I’m not the sort of person that reads editorials myself so I always feel a bit like a programmer designing a user interface when I write one. What motivates a person to read an editorial? What are their requirements? Well, this is the last time I have to confront myself with this conundrum. It is my last editorial for interactions.
As I said last issue, when I took on the editorship of interactions, I decided to do it for five years. Five years is a good length of time to learn what it is about, hopefully make a difference, and learn a new skill set. But I believe it’s important not to stay too long, to let the publication continue developing, to give other people a chance, and to give oneself a chance to try something else.

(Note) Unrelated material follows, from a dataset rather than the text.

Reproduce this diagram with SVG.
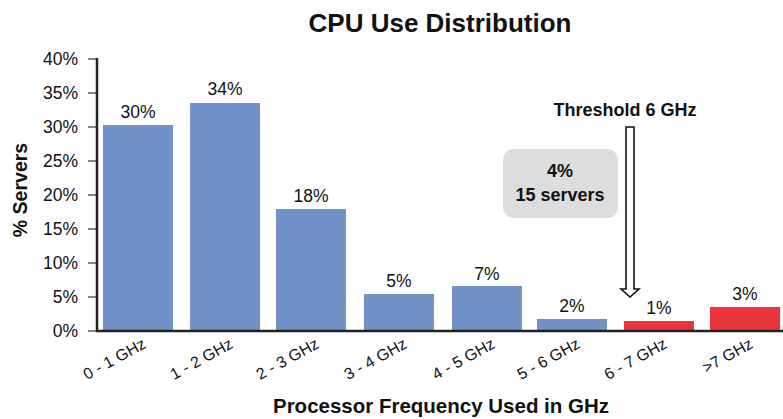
<svg xmlns="http://www.w3.org/2000/svg" width="783" height="419" viewBox="0 0 783 419">
<style>
text{font-family:"Liberation Sans",Arial,sans-serif;fill:#111}
.b{font-weight:bold}
.tick{font-size:17.5px;text-anchor:end}
.val{font-size:17.5px;text-anchor:middle}
.xl{font-size:16px;text-anchor:end}
.blue{fill:#7092c8}
.red{fill:#e8353b}
.ax{stroke:#222;stroke-width:2.5;fill:none}
.tk{stroke:#333;stroke-width:1.2}
</style>
<rect width="783" height="419" fill="#fff"/>
<text x="440" y="32" class="b" font-size="26" text-anchor="middle">CPU Use Distribution</text>
<g id="yaxis">
<line class="tk" x1="88" y1="59" x2="97" y2="59"/>
<line class="tk" x1="88" y1="93" x2="97" y2="93"/>
<line class="tk" x1="88" y1="127" x2="97" y2="127"/>
<line class="tk" x1="88" y1="161" x2="97" y2="161"/>
<line class="tk" x1="88" y1="195" x2="97" y2="195"/>
<line class="tk" x1="88" y1="229" x2="97" y2="229"/>
<line class="tk" x1="88" y1="263" x2="97" y2="263"/>
<line class="tk" x1="88" y1="297" x2="97" y2="297"/>
<line class="tk" x1="88" y1="331" x2="97" y2="331"/>
<text class="tick" x="78" y="65">40%</text>
<text class="tick" x="78" y="99">35%</text>
<text class="tick" x="78" y="133">30%</text>
<text class="tick" x="78" y="167">25%</text>
<text class="tick" x="78" y="201">20%</text>
<text class="tick" x="78" y="235">15%</text>
<text class="tick" x="78" y="269">10%</text>
<text class="tick" x="78" y="303">5%</text>
<text class="tick" x="78" y="337">0%</text>
<text class="b" font-size="19.5" text-anchor="middle" transform="translate(27,190) rotate(-90)">% Servers</text>
</g>
<g id="bars">
<rect class="blue" x="103" y="125" width="70" height="206"/>
<rect class="blue" x="190" y="103" width="70" height="228"/>
<rect class="blue" x="276" y="209" width="70" height="122"/>
<rect class="blue" x="364" y="294" width="70" height="37"/>
<rect class="blue" x="452" y="286" width="70" height="45"/>
<rect class="blue" x="537" y="319" width="70" height="12"/>
<rect class="red" x="624" y="321" width="70" height="10"/>
<rect class="red" x="710" y="307" width="70" height="24"/>
</g>
<g id="values">
<text class="val" x="138" y="118">30%</text>
<text class="val" x="225" y="95">34%</text>
<text class="val" x="311" y="202">18%</text>
<text class="val" x="399" y="287">5%</text>
<text class="val" x="487" y="280">7%</text>
<text class="val" x="572" y="312">2%</text>
<text class="val" x="659" y="314">1%</text>
<text class="val" x="745" y="300">3%</text>
</g>
<g id="axes">
<line class="ax" x1="97" y1="58" x2="97" y2="332"/>
<line class="ax" x1="96" y1="331" x2="783" y2="331"/>
</g>
<g id="xlabels">
<text class="xl" transform="translate(147,347) rotate(-29)">0 - 1 GHz</text>
<text class="xl" transform="translate(234,347) rotate(-29)">1 - 2 GHz</text>
<text class="xl" transform="translate(320,347) rotate(-29)">2 - 3 GHz</text>
<text class="xl" transform="translate(408,347) rotate(-29)">3 - 4 GHz</text>
<text class="xl" transform="translate(496,347) rotate(-29)">4 - 5 GHz</text>
<text class="xl" transform="translate(581,347) rotate(-29)">5 - 6 GHz</text>
<text class="xl" transform="translate(668,347) rotate(-29)">6 - 7 GHz</text>
<text class="xl" transform="translate(754,347) rotate(-29)">&gt;7 GHz</text>
</g>
<text x="441" y="413" class="b" font-size="20.5" text-anchor="middle">Processor Frequency Used in GHz</text>
<g id="threshold">
<text x="625" y="116" class="b" font-size="18" text-anchor="middle">Threshold 6 GHz</text>
<path d="M626,127 H634 V289 H639 L630,297 L621,289 H626 Z" fill="#fff" stroke="#111" stroke-width="1.6" stroke-linejoin="miter"/>
</g>
<g id="callout">
<rect x="503" y="149" width="115" height="69" rx="11" fill="#dcdddf"/>
<text x="560" y="177" class="b" font-size="18" text-anchor="middle">4%</text>
<text x="560" y="201" class="b" font-size="18" text-anchor="middle">15 servers</text>
</g>
</svg>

Well, my first issue of interactions was in January 1998, so as you can see, I stayed on for a bit longer than I had planned. I hope you think that I have left interactions better than when I took it on; I am personally happy: It is a good-looking publication with a lot of excellent content and a large, faithful readership. And it’s worth pointing out that almost all people involved with the production (including myself) are volunteers.
So let me take the opportunity to thank those people, above all executive editor Ken Korman and managing editor Marisa Campbell at ACM. They have been just great to work with. It has been disturbing to know, as I sit pulling my hair out close to deadlines, that there are two people downstream pulling even more hair out. As I always tried to remind them, at least they get paid for it! Thank you, Ken; thank you, Marisa!
The interactions column editors have also been a delight to work with. They are a team who slave away at producing interactions with no more reward in view than the annual thank-you dinner at CHI. Luckily that dinner has always been fun. Thank you, Aaron, Austin, David, Elizabeth, Kate, and Susan.
The editorial board meets annually at CHI as well. It is a large, distinguished group that keeps guard over interactions for the community at large, and have advised me on the directions interactions should be taking. There are too many to thank here by name, so check the masthead for their names.
And of course, thanks to all the authors and readers. Without you there would be no interactions!
What am I going to do now? Those of you who follow these things will know that I am chair of the World Wide Web Consortium HTML and Forms working groups that are producing XHTML and XForms. I have a hidden agenda of getting usability, accessibility and all the other things that are dear to us embedded in the architecture of the World Wide Web. I intend to spend more time on that, and hopefully write a book or two.
It’s been a fun seven years; thank you all!